Gdyby wybory parlamentarne odbyły się w kwietniu, wygrałoby je Prawo i Sprawiedliwość, uzyskując 36 proc. głosów - wynika z sondażu CBOS. Na drugim miejscu znalazłaby się Koalicja Obywatelska z poparciem na poziomie 20 proc., a na trzecim – Konfederacja, na którą chce głosować 9 proc. respondentów.

Badanie CBOS pokazuje, że oprócz PiS-u (razem z Solidarną Polską i Partią Republikańską), Koalicji Obywatelskiej i Konfederacji do Sejmu weszliby jeszcze przedstawiciele Polski 2050. Ugrupowanie Szymona Hołowni uzyskało w badaniu 5 proc. głosów. Pozostałe formacje znalazły się poniżej progu wyborczego.

Które ugrupowania znalazłyby się poza Sejmem?

Według sondażu, Lewica może liczyć na poparcie na poziomie 4 proc., a PSL - Koalicja Polska na 3 proc. głosów.

Po 1 proc. zwolenników odnotowują w sondażu Wolnościowcy i koalicja Agrounii z Porozumieniem. Chęć głosownia na Kukiz’15 deklaruje mniej niż 1 proc. ankietowanych.

Zamiar uczestniczenia w wyborach parlamentarnych deklaruje w sondażu 74 proc. badanych. 11 proc. respondentów nie zamierza brać udziału w głosowaniu.

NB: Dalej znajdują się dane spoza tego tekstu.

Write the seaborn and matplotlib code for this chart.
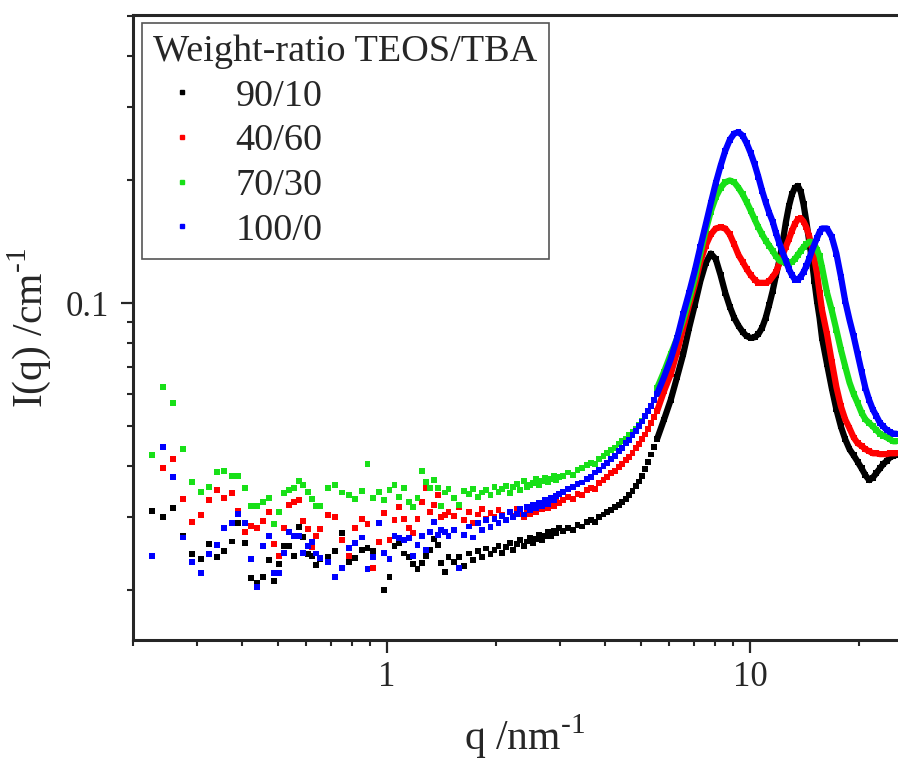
import pandas as pd
import seaborn as sns
import matplotlib.pyplot as plt
from matplotlib.lines import Line2D
from matplotlib.ticker import LogLocator, NullFormatter

# scattering vector q (nm^-1), shared by all four samples
q = [
    0.225, 0.242, 0.258, 0.275, 0.291, 0.308, 0.324, 0.341, 0.357, 0.374,
    0.390, 0.407, 0.423, 0.440, 0.456, 0.473, 0.489, 0.506, 0.522, 0.539,
    0.555, 0.572, 0.588, 0.605, 0.621, 0.638, 0.654,
    0.687, 0.720, 0.753, 0.786, 0.819, 0.852, 0.885, 0.918, 0.951, 0.984,
    1.017, 1.050, 1.083, 1.116, 1.149, 1.182, 1.215, 1.248, 1.281, 1.314,
    1.347, 1.380, 1.413, 1.446, 1.479,
    1.53, 1.58, 1.63, 1.68, 1.73, 1.78, 1.83, 1.88, 1.93, 1.98,
    2.03, 2.08, 2.13, 2.18, 2.23, 2.28, 2.33, 2.38, 2.43, 2.48,
    2.53, 2.58, 2.63, 2.68, 2.73, 2.78, 2.83, 2.88, 2.93, 2.98,
    3.05, 3.15, 3.25, 3.35, 3.45, 3.55, 3.65, 3.75, 3.85, 3.95,
    4.05, 4.15, 4.25, 4.35, 4.45, 4.55, 4.65, 4.75, 4.85, 4.95,
    5.05, 5.15, 5.25, 5.35, 5.45,
    5.55, 5.80, 6.05, 6.30, 6.55, 6.80, 7.05, 7.30, 7.55, 7.80,
    8.05, 8.30, 8.55, 8.80, 9.05, 9.30, 9.55, 9.80, 10.05, 10.30,
    10.55, 10.80, 11.05, 11.30, 11.55, 11.80, 12.05, 12.30, 12.55, 12.80,
    13.05, 13.30, 13.55, 13.80, 14.05, 14.30, 14.55, 14.80, 15.05, 15.30,
    15.55, 15.80,
    16.3, 16.8, 17.3, 17.8, 18.3, 18.8, 19.3, 19.8, 20.3, 20.8,
    21.3, 21.8, 22.3, 22.8, 23.3, 23.8, 24.3, 24.8, 25.3,
]

# I(q) in cm^-1
i_90_10 = [
    0.0311, 0.0300, 0.0316, 0.0270, 0.0244, 0.0238, 0.0259, 0.0240, 0.0249, 0.0262,
    0.0290, 0.0260, 0.0213, 0.0208, 0.0215, 0.0236, 0.0210, 0.0231, 0.0256, 0.0256,
    0.0242, 0.0284, 0.0269, 0.0244, 0.0241, 0.0230, 0.0238,
    0.0240, 0.0249, 0.0275, 0.0233, 0.0239, 0.0250, 0.0253, 0.0248, 0.0261, 0.0200,
    0.0215, 0.0256, 0.0260, 0.0245, 0.0240, 0.0231, 0.0225, 0.0232, 0.0242, 0.0250,
    0.0266, 0.0257, 0.0232, 0.0221, 0.0240,
    0.0234, 0.0240, 0.0228, 0.0245, 0.0236, 0.0248, 0.0240, 0.0252, 0.0244, 0.0250,
    0.0256, 0.0246, 0.0254, 0.0260, 0.0250, 0.0258, 0.0264, 0.0255, 0.0262, 0.0268,
    0.0260, 0.0266, 0.0272, 0.0264, 0.0270, 0.0276, 0.0270, 0.0278, 0.0274, 0.0282,
    0.0278, 0.0283, 0.0279, 0.0288, 0.0285, 0.0292, 0.0296, 0.0293, 0.0301, 0.0305,
    0.0309, 0.0313, 0.0318, 0.0322, 0.0327, 0.0333, 0.0340, 0.0348, 0.0357, 0.0367,
    0.0379, 0.0393, 0.0409, 0.0427, 0.0446,
    0.0466, 0.0520, 0.0580, 0.0660, 0.0750, 0.0870, 0.0990, 0.1130, 0.1250, 0.1320,
    0.1280, 0.1170, 0.1060, 0.0980, 0.0920, 0.0880, 0.0850, 0.0830, 0.0822, 0.0825,
    0.0840, 0.0870, 0.0920, 0.0990, 0.1070, 0.1170, 0.1270, 0.1400, 0.1570, 0.1720,
    0.1840, 0.1910, 0.1930, 0.1870, 0.1740, 0.1580, 0.1420, 0.1280, 0.1130, 0.1010,
    0.0920, 0.0820,
    0.0710, 0.0620, 0.0550, 0.0500, 0.0465, 0.0440, 0.0425, 0.0410, 0.0395, 0.0380,
    0.0370, 0.0375, 0.0385, 0.0395, 0.0405, 0.0412, 0.0420, 0.0424, 0.0426,
]

i_40_60 = [
    0.0425, 0.0396, 0.0416, 0.0333, 0.0292, 0.0304, 0.0330, 0.0350, 0.0335, 0.0344,
    0.0311, 0.0276, 0.0286, 0.0283, 0.0294, 0.0309, 0.0259, 0.0241, 0.0283, 0.0322,
    0.0327, 0.0331, 0.0294, 0.0281, 0.0254, 0.0270, 0.0281,
    0.0304, 0.0300, 0.0264, 0.0242, 0.0283, 0.0298, 0.0289, 0.0226, 0.0261, 0.0308,
    0.0264, 0.0296, 0.0318, 0.0298, 0.0283, 0.0275, 0.0298, 0.0327, 0.0354, 0.0309,
    0.0322, 0.0340, 0.0300, 0.0304, 0.0310,
    0.0302, 0.0318, 0.0296, 0.0310, 0.0290, 0.0305, 0.0314, 0.0298, 0.0308, 0.0300,
    0.0312, 0.0304, 0.0296, 0.0310, 0.0302, 0.0315, 0.0306, 0.0300, 0.0312, 0.0305,
    0.0316, 0.0310, 0.0320, 0.0314, 0.0322, 0.0316, 0.0326, 0.0320, 0.0330, 0.0325,
    0.0330, 0.0336, 0.0333, 0.0342, 0.0340, 0.0350, 0.0354, 0.0352, 0.0364, 0.0370,
    0.0377, 0.0384, 0.0390, 0.0398, 0.0405, 0.0414, 0.0422, 0.0431, 0.0442, 0.0452,
    0.0465, 0.0478, 0.0493, 0.0509, 0.0526,
    0.0545, 0.0610, 0.0670, 0.0760, 0.0870, 0.0990, 0.1110, 0.1260, 0.1380, 0.1470,
    0.1520, 0.1530, 0.1520, 0.1470, 0.1390, 0.1310, 0.1260, 0.1210, 0.1170, 0.1140,
    0.1120, 0.1120, 0.1120, 0.1130, 0.1160, 0.1190, 0.1250, 0.1310, 0.1370, 0.1430,
    0.1500, 0.1560, 0.1600, 0.1610, 0.1580, 0.1530, 0.1460, 0.1370, 0.1280, 0.1180,
    0.1060, 0.0960,
    0.0840, 0.0720, 0.0624, 0.0560, 0.0520, 0.0495, 0.0470, 0.0455, 0.0448, 0.0440,
    0.0435, 0.0430, 0.0430, 0.0428, 0.0428, 0.0428, 0.0430, 0.0430, 0.0430,
]

i_70_30 = [
    0.0426, 0.0624, 0.0570, 0.0440, 0.0366, 0.0346, 0.0356, 0.0387, 0.0390, 0.0379,
    0.0379, 0.0354, 0.0320, 0.0320, 0.0327, 0.0335, 0.0289, 0.0310, 0.0344, 0.0350,
    0.0354, 0.0368, 0.0360, 0.0346, 0.0333, 0.0320, 0.0320,
    0.0354, 0.0360, 0.0345, 0.0340, 0.0333, 0.0348, 0.0405, 0.0335, 0.0346, 0.0331,
    0.0350, 0.0360, 0.0337, 0.0354, 0.0327, 0.0318, 0.0335, 0.0390, 0.0366, 0.0354,
    0.0370, 0.0354, 0.0320, 0.0345, 0.0352,
    0.0335, 0.0322, 0.0348, 0.0342, 0.0352, 0.0336, 0.0345, 0.0350, 0.0340, 0.0355,
    0.0346, 0.0352, 0.0358, 0.0344, 0.0356, 0.0362, 0.0350, 0.0368, 0.0355, 0.0360,
    0.0364, 0.0372, 0.0360, 0.0368, 0.0375, 0.0366, 0.0372, 0.0378, 0.0370, 0.0376,
    0.0378, 0.0386, 0.0381, 0.0392, 0.0395, 0.0402, 0.0408, 0.0405, 0.0416, 0.0424,
    0.0430, 0.0437, 0.0444, 0.0452, 0.0460, 0.0467, 0.0476, 0.0484, 0.0494, 0.0505,
    0.0516, 0.0530, 0.0545, 0.0562, 0.0580,
    0.0620, 0.0680, 0.0750, 0.0820, 0.0910, 0.1020, 0.1150, 0.1320, 0.1500, 0.1670,
    0.1810, 0.1910, 0.1970, 0.1990, 0.1970, 0.1910, 0.1840, 0.1760, 0.1680, 0.1600,
    0.1530, 0.1470, 0.1420, 0.1380, 0.1340, 0.1300, 0.1270, 0.1260, 0.1250, 0.1250,
    0.1260, 0.1280, 0.1310, 0.1340, 0.1370, 0.1390, 0.1410, 0.1410, 0.1390, 0.1350,
    0.1300, 0.1220,
    0.1060, 0.0960, 0.0860, 0.0770, 0.0700, 0.0640, 0.0600, 0.0570, 0.0540, 0.0520,
    0.0510, 0.0500, 0.0490, 0.0480, 0.0475, 0.0470, 0.0465, 0.0460, 0.0460,
]

i_100_0 = [
    0.0241, 0.0445, 0.0377, 0.0268, 0.0233, 0.0220, 0.0244, 0.0257, 0.0283, 0.0290,
    0.0306, 0.0290, 0.0238, 0.0203, 0.0256, 0.0270, 0.0220, 0.0220, 0.0246, 0.0276,
    0.0270, 0.0270, 0.0246, 0.0255, 0.0261, 0.0245, 0.0239,
    0.0233, 0.0215, 0.0226, 0.0253, 0.0260, 0.0268, 0.0224, 0.0240, 0.0290, 0.0246,
    0.0238, 0.0270, 0.0267, 0.0264, 0.0267, 0.0242, 0.0257, 0.0270, 0.0250, 0.0276,
    0.0292, 0.0272, 0.0280, 0.0276, 0.0270,
    0.0280, 0.0226, 0.0272, 0.0285, 0.0268, 0.0290, 0.0279, 0.0295, 0.0284, 0.0298,
    0.0290, 0.0302, 0.0296, 0.0310, 0.0300, 0.0306, 0.0314, 0.0305, 0.0318, 0.0312,
    0.0322, 0.0316, 0.0326, 0.0320, 0.0330, 0.0324, 0.0334, 0.0330, 0.0338, 0.0342,
    0.0346, 0.0352, 0.0355, 0.0362, 0.0365, 0.0373, 0.0377, 0.0386, 0.0391, 0.0401,
    0.0407, 0.0417, 0.0424, 0.0435, 0.0443, 0.0455, 0.0464, 0.0477, 0.0487, 0.0500,
    0.0514, 0.0530, 0.0546, 0.0562, 0.0580,
    0.0600, 0.0660, 0.0730, 0.0820, 0.0940, 0.1060, 0.1200, 0.1370, 0.1550, 0.1750,
    0.1960, 0.2160, 0.2350, 0.2500, 0.2590, 0.2610, 0.2560, 0.2450, 0.2320, 0.2180,
    0.2030, 0.1880, 0.1760, 0.1660, 0.1580, 0.1480, 0.1400, 0.1330, 0.1270, 0.1210,
    0.1170, 0.1140, 0.1140, 0.1160, 0.1190, 0.1230, 0.1280, 0.1340, 0.1390, 0.1440,
    0.1490, 0.1520,
    0.1520, 0.1450, 0.1320, 0.1160, 0.1010, 0.0910, 0.0830, 0.0750, 0.0680, 0.0620,
    0.0580, 0.0550, 0.0530, 0.0510, 0.0500, 0.0490, 0.0485, 0.0480, 0.0480,
]

labels = ["90/10", "40/60", "70/30", "100/0"]
colors = ["#000000", "#ff0000", "#18e018", "#0000ff"]

frames = []
for lab, vals in zip(labels, [i_90_10, i_40_60, i_70_30, i_100_0]):
    frames.append(pd.DataFrame({"q": q, "I": vals, "ratio": lab}))
df = pd.concat(frames, ignore_index=True)
palette = dict(zip(labels, colors))

sns.set_style("ticks")
plt.rcParams["font.family"] = ["Liberation Serif", "DejaVu Serif"]
plt.rcParams["mathtext.fontset"] = "custom"
plt.rcParams["mathtext.rm"] = "Liberation Serif"

fig = plt.figure(figsize=(8.98, 7.61), dpi=100)
ax = fig.add_axes([133 / 898, 1 - 640 / 761, 765 / 898, 625 / 761])
ax.set_xscale("log")
ax.set_yscale("log")

# dense part of the curves looks like a continuous band
sns.lineplot(data=df[df["q"] >= 5.5], x="q", y="I", hue="ratio", hue_order=labels,
             palette=palette, lw=4.5, estimator=None, legend=False, ax=ax)
sns.scatterplot(data=df, x="q", y="I", hue="ratio", hue_order=labels,
                palette=palette, marker="s", s=18, linewidth=0, legend=False, ax=ax)

ax.set_xlim(0.2, 25.57)
ax.set_ylim(0.01507, 0.504)

ax.set_xticks([1, 10])
ax.set_xticklabels(["1", "10"])
ax.set_yticks([0.1])
ax.set_yticklabels(["0.1"])
ax.xaxis.set_minor_locator(LogLocator(base=10, subs=range(2, 10)))
ax.yaxis.set_minor_locator(LogLocator(base=10, subs=range(2, 10)))
ax.xaxis.set_minor_formatter(NullFormatter())
ax.yaxis.set_minor_formatter(NullFormatter())
ax.tick_params(which="major", direction="out", length=9, width=1.6, labelsize=25)
ax.tick_params(which="minor", direction="out", length=4.5, width=1.5)
ax.tick_params(axis="x", which="major", pad=6)
ax.tick_params(axis="y", which="major", pad=8)

for side in ["left", "bottom", "top"]:
    ax.spines[side].set_linewidth(2.2)
ax.spines["right"].set_visible(False)

ax.set_xlabel(r"q /nm$^{\text{-1}}$", fontsize=30)
ax.set_ylabel(r"I(q) /cm$^{\text{-1}}$", fontsize=30)
ax.xaxis.set_label_coords(0.512, -0.115)
ax.yaxis.set_label_coords(-0.105, 0.5)

handles = [Line2D([], [], ls="none", marker="s", ms=3, color=c, mec=c) for c in colors]
leg = ax.legend(handles, labels, title="Weight-ratio TEOS/TBA", loc="upper left",
                bbox_to_anchor=(0.0118, 0.987), borderaxespad=0, fontsize=27.5,
                title_fontsize=27.5, alignment="left", frameon=True, fancybox=False,
                edgecolor="#555555", framealpha=1, handlelength=1.5,
                handletextpad=0.65, labelspacing=0.26, borderpad=0.3)
leg.get_frame().set_linewidth(1.2)

fig.savefig("out.png", dpi=100)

Sondaż przeprowadzono od 11 do 20 kwietnia 2023 roku na próbie liczącej 1081 osób - w tym: 57,0 proc. metodą CAPI (wywiad bezpośredni z udziałem ankietera), 23,9 proc. - CATI (wywiad telefoniczny po skontaktowaniu się z ankieterem CBOS) i 19,1 proc. - CAWI (samodzielne wypełnienie ankiety internetowej). Preferencje partyjne badano wśród 798 osób, które zadeklarowały udział w wyborach.